Simone Janse van Rensburg tells us what she has learned from delivering their first few online courses – for parents with young children and two different weight management groups.

About the courses
Simone and her colleague, a cook tutor too, created some home-made videos of recipes they knew people enjoyed at face-to-face sessions and found easy to cook. Although making ‘food videos’ was new for them, they created something that demonstrated cooking skills and how to follow a recipe. These videos were shown during the online cooking course sessions and gave something visual to base a discussion around.

Participants had the option to cook along during the session or observe and chat then cook after. The duration of each session depended on the group preference and how the group were coping on that day or evening, but usually these lasted between 1 to 1.5 hours. Ingredients were delivered to participants by volunteers who then joined the online session a few hours later. This allowed for a socially distant chat or wave to create familiarity, which was especially useful for the first session.

A private YouTube link to the recipe video was sent out post session along with other information on eating well or adapted recipes. Participants emailed/messaged photographs, comments and other feedback from creating their own meals on their own at home.

Getting the dynamics right
Trying to recreate the atmosphere of a face-to-face cooking group has been tricky. There are no delicious cooking smells, participants cannot taste each other’s food and get that instant feedback from each other, and it’s harder to work out if participants need help or want to chat about something without prompting them.

So, what can be done to recreate a convivial, supportive atmosphere? Simone has found that keeping the online session informal and adapting to people’s needs as each session progresses has helped to create some of the feelings of group ownership and make people feel comfortable.

Not wanting to be ‘on camera’ was a challenge for some participants. Over time and with regular communication during and outside the sessions, participants eventually turned their cameras on at some point. Staying on the Zoom call a few minutes after each session also gives some people the chance to either speak to Simone individually or carry on with informal chat.

Adapting to the needs of the group has led to some useful conversations. In one session for example, a parent prepared the recipe ‘live’ during the session and got her toddler involved in some of the food activities, such as tasting or identifying the ingredients. This led to lots of chat between the parents on how easy or difficult they found it to cook a meal while their children were around and what they could do about it.
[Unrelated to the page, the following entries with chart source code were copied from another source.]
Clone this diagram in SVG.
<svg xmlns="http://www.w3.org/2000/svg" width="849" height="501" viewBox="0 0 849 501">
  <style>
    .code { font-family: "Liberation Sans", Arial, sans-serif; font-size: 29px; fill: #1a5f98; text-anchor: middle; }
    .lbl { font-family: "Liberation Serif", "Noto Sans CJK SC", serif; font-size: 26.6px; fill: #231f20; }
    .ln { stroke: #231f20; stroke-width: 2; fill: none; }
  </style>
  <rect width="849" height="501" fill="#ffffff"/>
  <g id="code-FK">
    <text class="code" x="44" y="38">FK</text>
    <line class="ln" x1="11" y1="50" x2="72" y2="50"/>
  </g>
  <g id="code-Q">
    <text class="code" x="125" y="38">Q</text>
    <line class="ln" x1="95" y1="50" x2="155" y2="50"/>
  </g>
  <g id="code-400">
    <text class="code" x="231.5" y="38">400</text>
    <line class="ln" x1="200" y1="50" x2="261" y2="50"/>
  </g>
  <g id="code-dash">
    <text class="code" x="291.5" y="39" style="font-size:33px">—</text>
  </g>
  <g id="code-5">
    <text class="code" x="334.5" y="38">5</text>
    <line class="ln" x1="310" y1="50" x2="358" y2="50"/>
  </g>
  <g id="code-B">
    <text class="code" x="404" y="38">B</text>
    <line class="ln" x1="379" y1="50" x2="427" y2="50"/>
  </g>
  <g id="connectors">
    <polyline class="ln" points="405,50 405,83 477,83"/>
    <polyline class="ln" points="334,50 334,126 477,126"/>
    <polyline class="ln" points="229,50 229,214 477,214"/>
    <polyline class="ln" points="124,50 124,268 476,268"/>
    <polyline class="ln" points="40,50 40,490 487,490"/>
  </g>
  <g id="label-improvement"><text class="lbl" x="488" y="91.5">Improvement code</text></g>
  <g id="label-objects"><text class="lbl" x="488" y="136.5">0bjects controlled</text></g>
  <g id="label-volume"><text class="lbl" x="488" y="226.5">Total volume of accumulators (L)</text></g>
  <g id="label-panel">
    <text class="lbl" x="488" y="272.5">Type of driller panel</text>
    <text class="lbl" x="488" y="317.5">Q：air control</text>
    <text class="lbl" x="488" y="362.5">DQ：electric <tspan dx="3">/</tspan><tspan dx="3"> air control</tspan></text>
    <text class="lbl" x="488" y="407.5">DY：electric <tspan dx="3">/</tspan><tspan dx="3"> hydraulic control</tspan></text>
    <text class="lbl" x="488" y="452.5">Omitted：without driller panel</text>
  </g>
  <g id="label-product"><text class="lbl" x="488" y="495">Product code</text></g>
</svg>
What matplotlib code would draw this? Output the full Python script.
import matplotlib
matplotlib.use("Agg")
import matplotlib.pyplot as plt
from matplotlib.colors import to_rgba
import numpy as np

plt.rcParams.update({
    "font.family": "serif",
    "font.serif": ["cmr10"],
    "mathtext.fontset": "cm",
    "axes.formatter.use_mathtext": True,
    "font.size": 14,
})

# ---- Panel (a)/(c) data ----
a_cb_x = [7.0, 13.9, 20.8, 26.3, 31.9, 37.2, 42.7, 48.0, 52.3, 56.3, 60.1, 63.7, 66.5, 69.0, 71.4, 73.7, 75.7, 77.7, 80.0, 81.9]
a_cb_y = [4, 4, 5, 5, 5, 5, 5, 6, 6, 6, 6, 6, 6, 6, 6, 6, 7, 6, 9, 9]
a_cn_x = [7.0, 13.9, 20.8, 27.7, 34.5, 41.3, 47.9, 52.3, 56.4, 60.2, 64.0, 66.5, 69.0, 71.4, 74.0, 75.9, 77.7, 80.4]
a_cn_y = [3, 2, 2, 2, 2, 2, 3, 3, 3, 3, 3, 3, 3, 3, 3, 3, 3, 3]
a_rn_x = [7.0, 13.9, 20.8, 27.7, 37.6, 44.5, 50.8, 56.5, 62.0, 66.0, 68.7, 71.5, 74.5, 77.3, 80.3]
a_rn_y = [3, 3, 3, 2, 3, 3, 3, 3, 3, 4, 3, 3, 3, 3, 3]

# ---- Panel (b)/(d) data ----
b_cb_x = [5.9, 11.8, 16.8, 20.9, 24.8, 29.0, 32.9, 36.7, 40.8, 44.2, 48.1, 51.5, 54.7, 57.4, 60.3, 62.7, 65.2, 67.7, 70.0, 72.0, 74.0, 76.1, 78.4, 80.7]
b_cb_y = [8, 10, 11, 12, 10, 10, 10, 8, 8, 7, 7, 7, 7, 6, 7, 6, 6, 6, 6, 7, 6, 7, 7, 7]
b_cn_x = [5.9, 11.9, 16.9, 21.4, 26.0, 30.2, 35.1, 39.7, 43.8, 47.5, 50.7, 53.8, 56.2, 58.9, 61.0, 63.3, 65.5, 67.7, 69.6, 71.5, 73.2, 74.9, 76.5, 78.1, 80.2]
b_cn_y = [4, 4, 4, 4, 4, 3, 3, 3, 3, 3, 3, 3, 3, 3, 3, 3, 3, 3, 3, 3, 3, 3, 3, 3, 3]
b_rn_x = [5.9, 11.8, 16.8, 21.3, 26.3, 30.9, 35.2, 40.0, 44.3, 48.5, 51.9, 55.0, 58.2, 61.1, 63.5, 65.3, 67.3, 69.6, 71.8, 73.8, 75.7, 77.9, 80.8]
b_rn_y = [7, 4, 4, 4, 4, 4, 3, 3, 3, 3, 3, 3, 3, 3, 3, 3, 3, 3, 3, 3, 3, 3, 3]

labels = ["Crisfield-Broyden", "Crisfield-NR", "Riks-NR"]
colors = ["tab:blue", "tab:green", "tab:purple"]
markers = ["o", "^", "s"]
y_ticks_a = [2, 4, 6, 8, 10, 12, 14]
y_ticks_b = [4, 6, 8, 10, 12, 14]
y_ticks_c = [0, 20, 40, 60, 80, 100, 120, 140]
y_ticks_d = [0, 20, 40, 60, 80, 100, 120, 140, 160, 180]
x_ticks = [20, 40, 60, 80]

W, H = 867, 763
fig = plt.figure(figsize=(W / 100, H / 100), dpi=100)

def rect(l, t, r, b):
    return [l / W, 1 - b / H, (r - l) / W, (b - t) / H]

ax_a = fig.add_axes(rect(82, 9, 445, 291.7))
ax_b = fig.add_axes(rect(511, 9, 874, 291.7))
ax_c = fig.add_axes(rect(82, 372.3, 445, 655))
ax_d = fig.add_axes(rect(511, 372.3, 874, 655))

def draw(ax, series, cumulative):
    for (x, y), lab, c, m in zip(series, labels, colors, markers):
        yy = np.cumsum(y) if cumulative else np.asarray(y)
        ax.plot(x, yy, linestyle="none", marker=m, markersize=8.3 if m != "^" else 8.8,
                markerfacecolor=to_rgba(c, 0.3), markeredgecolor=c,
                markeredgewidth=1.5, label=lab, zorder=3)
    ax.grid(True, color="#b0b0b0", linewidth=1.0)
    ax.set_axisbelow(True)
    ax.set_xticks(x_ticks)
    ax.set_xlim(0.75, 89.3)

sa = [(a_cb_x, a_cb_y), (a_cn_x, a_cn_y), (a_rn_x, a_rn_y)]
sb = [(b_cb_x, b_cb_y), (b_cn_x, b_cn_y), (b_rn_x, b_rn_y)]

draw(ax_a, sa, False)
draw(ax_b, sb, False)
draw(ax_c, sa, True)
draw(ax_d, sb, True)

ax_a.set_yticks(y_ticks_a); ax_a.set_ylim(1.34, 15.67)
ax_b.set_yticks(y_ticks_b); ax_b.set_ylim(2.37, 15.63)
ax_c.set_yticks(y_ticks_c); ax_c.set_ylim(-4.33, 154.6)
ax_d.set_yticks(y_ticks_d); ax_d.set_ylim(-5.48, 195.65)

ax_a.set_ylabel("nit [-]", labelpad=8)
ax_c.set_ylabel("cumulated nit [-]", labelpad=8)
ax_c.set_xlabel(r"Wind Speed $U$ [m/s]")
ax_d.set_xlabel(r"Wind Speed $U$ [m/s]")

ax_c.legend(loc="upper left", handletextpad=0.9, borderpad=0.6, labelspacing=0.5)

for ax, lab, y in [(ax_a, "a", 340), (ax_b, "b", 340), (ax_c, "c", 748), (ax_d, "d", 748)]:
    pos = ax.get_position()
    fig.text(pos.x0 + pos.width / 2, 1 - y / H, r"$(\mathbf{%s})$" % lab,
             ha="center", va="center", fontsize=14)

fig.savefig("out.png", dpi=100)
The approach seems to be helping people create a sense of community. Over time, people have commented that the social contact of the sessions, albeit as part of online course, has been an important social contact outside their social bubble during lockdown.

Keeping people involved
Simone has found the parents’ online cooking groups are better attended than the previous face-to-face courses. She speculates this is because it’s easier to be online at home when faced with challenges that might usually put people off attending a face-to-face course, such as feeling tired because a baby has not slept well, or not having adequate childcare.

Future plans
Simone and her colleagues plan to continue the online cooking courses for some time to come and run them alongside their usual face-to-face sessions which they are keen to get back to doing when it is safe to do so. They also started running the REHIS suite of courses online and these are more structured. More filming of cooking demos on specific topics will be done as well as gathering and creating more online resources.